What Actually Held Together
The final QSO in the log is at 06:39:00z. From 06:01:56z to 06:39:00z — just over 37 minutes — we logged 42 QSOs across AU-8924 and AU-7027. Despite the continuously changing angle, the wandering SWR, and the brief unscheduled descent, the system kept functioning. The tuner worked continuously, the bleed resistors handled static, the choke prevented RF from coming back into the operating position, and the antenna radiated consistently enough to produce solid reports, including the path into Europe.
Looking back over the log later, what stays with me isn’t a grand lesson about antenna theory. It’s simply that the whole thing behaved like a system rather than a single component. Mechanical decisions mattered. The bleed network mattered. The elasticity in the line mattered. The geometry never stayed the same for more than a few seconds, and yet the radio kept making contacts.
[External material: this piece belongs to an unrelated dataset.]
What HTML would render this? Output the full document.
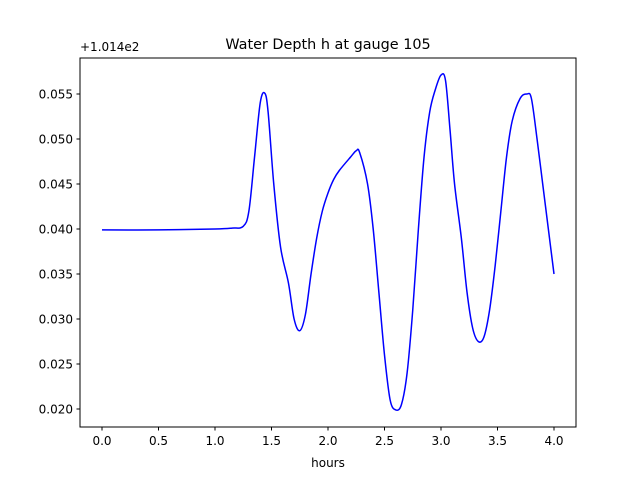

The big takeaway for me was that the antenna only worked as well as it did because the support system, RF chain, static handling, and operating expectations were all built as one system. Take one of those away and it becomes a very different exercise.
If You Want To Try This Yourself
Antenna
- 40 m EFHW tuned for 7.074 MHz (fixed sloper baseline ~9 m to 2 m)
- 56:1 autotransformer
- FT82-43 core with FT50-43 nested inside
- Built on UniBalun PCB (DG1JAN)
- Insulated SOTABeams wire
Radial
- Elevated radial: 7.8 m
- Height: ~1.5–2 m above ground
- Supported independently of the kite system
Feedline & RF Chain
Signal path:
Antenna + elevated radial → Bleed resistor array → Ferrite choke → AT-100M Pro tuner → FX-4CR
- 5.6 m RG58 CU
- Bleed array: 5 × 1 MΩ resistors in parallel (200 kΩ effective)
- Sealed enclosure with SO-239 connectors
- Ground strap < 30 cm
- 1.3 m steel ground rod
Kite & Mechanical
- Rainbow LS-17.5 Lifter Sled (~1.6 m²)
- Dyneema line rated 200 kg
- Antenna tied ~2 m below bridle
- Short bungee section between kite string and antenna
- Heavy-duty dog stake anchor
What to Expect
- Height will vary (ours peaked ~22 m)
- Sloper angle will continuously change
- SWR will move with wind and height
- A capable tuner is essential
- Static accumulation in coastal wind can exceed 3 kV
- Mechanical isolation matters just as much as RF matching
If you decide to build your own, treat it as a full field system, not just an antenna. Work out the load path. Work out the static bleed. Work out what you are going to do when the kite drops, because at some point it probably will. Do that properly and the whole thing works surprisingly well. It just never really sits still.


73 for now, and thanks for the QSOs folks!